_THE TASK_. Return nothing but the lines from the one with "Reproduce this chart" through the one with "non_respect_labels = ['38,5%', '42,5%', '42,4%']" in the data below, word for word and without pictures.
- - - - - - -
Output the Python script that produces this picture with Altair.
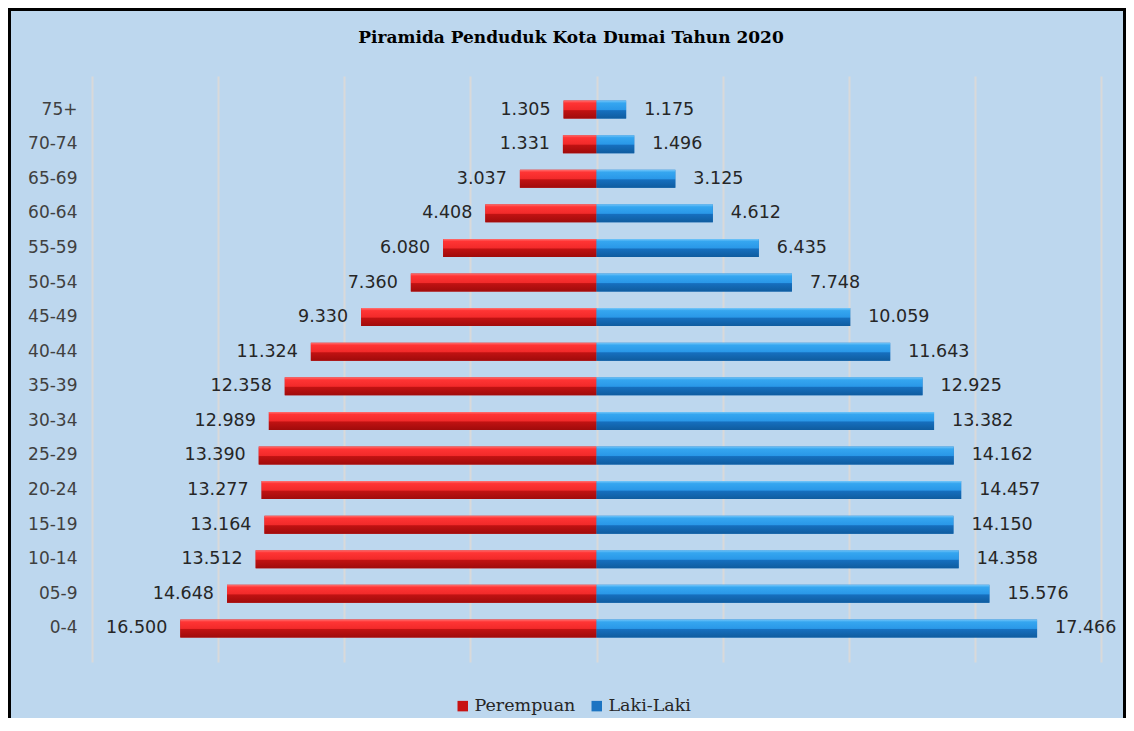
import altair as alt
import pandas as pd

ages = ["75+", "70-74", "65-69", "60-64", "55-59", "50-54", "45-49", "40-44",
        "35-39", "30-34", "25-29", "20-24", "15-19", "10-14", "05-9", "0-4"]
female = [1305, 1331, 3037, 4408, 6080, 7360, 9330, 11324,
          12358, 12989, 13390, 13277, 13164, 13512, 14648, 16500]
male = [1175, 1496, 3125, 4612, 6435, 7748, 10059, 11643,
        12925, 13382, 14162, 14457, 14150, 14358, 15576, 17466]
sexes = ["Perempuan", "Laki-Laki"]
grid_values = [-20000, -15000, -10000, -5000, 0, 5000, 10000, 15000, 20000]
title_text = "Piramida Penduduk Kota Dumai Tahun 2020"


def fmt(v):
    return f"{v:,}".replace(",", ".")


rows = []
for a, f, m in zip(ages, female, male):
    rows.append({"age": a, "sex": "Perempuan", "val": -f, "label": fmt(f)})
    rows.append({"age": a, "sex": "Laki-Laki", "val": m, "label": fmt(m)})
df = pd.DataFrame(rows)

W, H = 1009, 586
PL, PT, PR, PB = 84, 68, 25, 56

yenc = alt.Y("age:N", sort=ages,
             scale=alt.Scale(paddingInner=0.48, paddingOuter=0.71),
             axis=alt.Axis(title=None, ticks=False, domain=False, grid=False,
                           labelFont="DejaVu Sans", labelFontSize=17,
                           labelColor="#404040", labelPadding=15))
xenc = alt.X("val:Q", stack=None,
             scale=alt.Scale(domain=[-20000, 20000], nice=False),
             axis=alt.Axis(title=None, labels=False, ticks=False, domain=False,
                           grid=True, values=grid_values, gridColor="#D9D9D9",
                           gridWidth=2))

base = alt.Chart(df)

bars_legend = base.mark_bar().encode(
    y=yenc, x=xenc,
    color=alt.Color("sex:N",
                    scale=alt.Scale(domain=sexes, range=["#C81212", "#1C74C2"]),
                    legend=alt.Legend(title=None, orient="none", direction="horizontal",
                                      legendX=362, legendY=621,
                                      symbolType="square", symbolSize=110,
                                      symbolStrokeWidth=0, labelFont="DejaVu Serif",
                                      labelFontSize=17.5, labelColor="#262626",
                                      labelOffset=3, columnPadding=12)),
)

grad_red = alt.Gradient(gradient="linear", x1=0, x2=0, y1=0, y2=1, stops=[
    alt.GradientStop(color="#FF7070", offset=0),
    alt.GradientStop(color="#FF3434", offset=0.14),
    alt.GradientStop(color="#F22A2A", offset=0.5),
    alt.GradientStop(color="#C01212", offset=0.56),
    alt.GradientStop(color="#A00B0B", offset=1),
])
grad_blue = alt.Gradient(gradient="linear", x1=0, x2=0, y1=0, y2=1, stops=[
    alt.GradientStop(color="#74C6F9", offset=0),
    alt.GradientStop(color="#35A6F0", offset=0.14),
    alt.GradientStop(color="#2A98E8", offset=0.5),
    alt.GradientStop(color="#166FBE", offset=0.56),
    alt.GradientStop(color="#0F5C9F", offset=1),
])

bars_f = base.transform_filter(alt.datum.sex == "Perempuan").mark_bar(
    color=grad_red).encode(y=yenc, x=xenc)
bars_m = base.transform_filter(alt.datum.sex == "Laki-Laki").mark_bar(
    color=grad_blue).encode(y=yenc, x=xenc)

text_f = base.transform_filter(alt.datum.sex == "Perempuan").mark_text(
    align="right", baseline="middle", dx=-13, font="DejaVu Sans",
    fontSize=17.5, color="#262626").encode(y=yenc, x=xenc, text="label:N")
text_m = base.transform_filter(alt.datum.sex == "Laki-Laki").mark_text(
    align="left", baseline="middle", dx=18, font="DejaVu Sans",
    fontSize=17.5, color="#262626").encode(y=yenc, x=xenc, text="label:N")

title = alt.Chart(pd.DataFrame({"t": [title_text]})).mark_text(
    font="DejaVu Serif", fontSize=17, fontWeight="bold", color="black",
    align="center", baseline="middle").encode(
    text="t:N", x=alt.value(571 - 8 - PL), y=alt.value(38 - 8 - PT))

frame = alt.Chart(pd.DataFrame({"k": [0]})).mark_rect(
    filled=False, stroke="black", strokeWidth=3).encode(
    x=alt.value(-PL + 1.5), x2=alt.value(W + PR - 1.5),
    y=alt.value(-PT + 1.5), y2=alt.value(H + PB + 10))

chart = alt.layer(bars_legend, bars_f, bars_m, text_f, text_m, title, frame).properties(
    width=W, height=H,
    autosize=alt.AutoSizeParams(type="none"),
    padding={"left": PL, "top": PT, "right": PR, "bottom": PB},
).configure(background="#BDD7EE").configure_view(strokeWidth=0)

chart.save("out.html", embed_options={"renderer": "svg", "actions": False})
- - - - - - -
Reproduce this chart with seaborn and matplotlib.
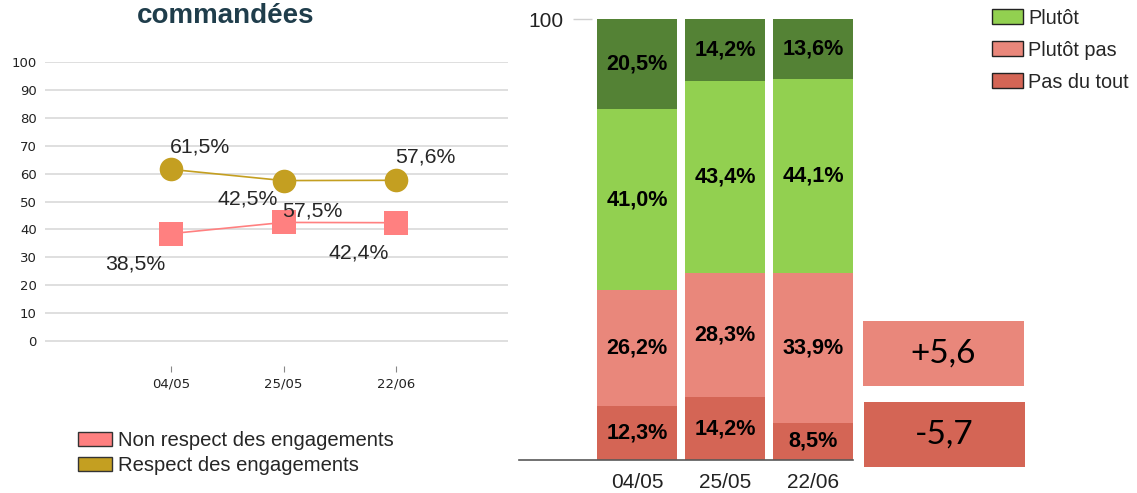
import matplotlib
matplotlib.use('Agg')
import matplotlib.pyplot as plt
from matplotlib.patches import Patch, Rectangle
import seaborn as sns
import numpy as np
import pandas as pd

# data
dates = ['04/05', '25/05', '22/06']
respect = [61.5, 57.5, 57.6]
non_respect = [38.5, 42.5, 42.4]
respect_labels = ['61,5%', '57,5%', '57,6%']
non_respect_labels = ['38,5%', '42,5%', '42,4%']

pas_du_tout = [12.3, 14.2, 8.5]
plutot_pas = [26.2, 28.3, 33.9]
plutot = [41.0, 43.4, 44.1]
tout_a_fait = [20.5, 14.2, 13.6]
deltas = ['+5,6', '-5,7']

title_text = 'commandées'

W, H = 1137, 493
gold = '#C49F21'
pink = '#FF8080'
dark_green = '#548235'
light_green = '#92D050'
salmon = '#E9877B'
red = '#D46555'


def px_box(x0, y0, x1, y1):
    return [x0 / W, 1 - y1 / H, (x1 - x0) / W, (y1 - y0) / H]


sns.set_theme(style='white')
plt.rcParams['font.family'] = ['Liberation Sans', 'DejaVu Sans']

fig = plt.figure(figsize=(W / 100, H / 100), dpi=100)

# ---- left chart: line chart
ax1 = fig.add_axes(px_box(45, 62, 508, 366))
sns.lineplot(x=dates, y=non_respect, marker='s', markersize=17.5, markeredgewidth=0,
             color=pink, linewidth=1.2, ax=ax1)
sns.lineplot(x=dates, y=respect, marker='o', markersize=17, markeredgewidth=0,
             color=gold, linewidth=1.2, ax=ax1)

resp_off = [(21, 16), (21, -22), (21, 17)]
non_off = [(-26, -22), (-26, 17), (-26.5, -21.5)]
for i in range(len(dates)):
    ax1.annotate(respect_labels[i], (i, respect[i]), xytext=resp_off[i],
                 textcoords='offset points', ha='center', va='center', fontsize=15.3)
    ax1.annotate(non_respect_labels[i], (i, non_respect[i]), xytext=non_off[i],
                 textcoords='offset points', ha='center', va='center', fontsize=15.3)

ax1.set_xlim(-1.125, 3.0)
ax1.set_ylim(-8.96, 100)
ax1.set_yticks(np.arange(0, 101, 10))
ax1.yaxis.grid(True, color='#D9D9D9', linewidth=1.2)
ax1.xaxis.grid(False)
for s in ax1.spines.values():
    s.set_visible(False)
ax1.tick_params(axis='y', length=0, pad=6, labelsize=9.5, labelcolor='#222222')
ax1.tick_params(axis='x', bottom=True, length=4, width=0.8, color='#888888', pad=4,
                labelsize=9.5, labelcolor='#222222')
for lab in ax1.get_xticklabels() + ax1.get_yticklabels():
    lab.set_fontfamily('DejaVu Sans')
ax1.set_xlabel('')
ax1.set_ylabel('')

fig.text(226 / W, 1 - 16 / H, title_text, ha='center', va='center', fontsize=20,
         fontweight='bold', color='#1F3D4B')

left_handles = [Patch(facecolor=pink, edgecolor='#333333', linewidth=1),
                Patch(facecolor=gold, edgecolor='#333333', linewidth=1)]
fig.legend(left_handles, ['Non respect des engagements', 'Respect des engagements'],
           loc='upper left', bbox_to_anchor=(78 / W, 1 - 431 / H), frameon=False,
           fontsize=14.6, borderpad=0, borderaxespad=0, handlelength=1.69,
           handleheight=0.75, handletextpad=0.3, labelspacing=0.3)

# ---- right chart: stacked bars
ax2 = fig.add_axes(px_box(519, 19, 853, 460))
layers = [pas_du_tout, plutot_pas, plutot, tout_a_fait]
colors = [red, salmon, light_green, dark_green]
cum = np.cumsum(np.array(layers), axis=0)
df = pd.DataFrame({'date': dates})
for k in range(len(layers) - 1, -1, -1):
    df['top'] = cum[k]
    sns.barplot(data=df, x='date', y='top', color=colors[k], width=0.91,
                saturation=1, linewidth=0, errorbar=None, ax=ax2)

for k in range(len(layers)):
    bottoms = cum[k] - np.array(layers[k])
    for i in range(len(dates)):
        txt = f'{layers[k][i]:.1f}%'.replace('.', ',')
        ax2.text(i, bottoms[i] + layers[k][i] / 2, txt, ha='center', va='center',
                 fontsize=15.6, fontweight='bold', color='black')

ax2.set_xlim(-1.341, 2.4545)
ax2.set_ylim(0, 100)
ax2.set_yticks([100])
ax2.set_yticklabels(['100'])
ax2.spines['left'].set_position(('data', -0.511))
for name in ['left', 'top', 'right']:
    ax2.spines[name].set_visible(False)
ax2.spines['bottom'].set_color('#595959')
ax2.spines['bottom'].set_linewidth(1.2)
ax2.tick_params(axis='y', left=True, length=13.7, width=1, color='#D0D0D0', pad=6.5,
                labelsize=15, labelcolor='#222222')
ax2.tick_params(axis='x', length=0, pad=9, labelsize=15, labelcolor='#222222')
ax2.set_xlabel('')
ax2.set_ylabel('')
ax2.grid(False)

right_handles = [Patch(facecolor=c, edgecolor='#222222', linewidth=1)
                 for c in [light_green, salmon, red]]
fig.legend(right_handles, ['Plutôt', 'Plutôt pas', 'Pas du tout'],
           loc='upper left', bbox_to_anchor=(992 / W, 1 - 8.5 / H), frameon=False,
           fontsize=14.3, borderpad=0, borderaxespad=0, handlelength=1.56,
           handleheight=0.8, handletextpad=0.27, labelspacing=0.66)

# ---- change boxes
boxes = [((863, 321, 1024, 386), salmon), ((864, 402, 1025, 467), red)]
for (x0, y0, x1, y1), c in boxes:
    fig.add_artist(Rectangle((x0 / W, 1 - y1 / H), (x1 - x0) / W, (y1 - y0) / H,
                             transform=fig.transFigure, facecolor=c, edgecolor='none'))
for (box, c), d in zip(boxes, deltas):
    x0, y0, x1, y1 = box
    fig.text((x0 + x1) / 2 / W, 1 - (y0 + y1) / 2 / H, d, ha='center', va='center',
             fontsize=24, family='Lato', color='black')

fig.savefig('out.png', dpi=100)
- - - - - - -
_EXPECTED ANSWER_.
Reproduce this chart with seaborn and matplotlib.
import matplotlib
matplotlib.use('Agg')
import matplotlib.pyplot as plt
from matplotlib.patches import Patch, Rectangle
import seaborn as sns
import numpy as np
import pandas as pd

# data
dates = ['04/05', '25/05', '22/06']
respect = [61.5, 57.5, 57.6]
non_respect = [38.5, 42.5, 42.4]
respect_labels = ['61,5%', '57,5%', '57,6%']
non_respect_labels = ['38,5%', '42,5%', '42,4%']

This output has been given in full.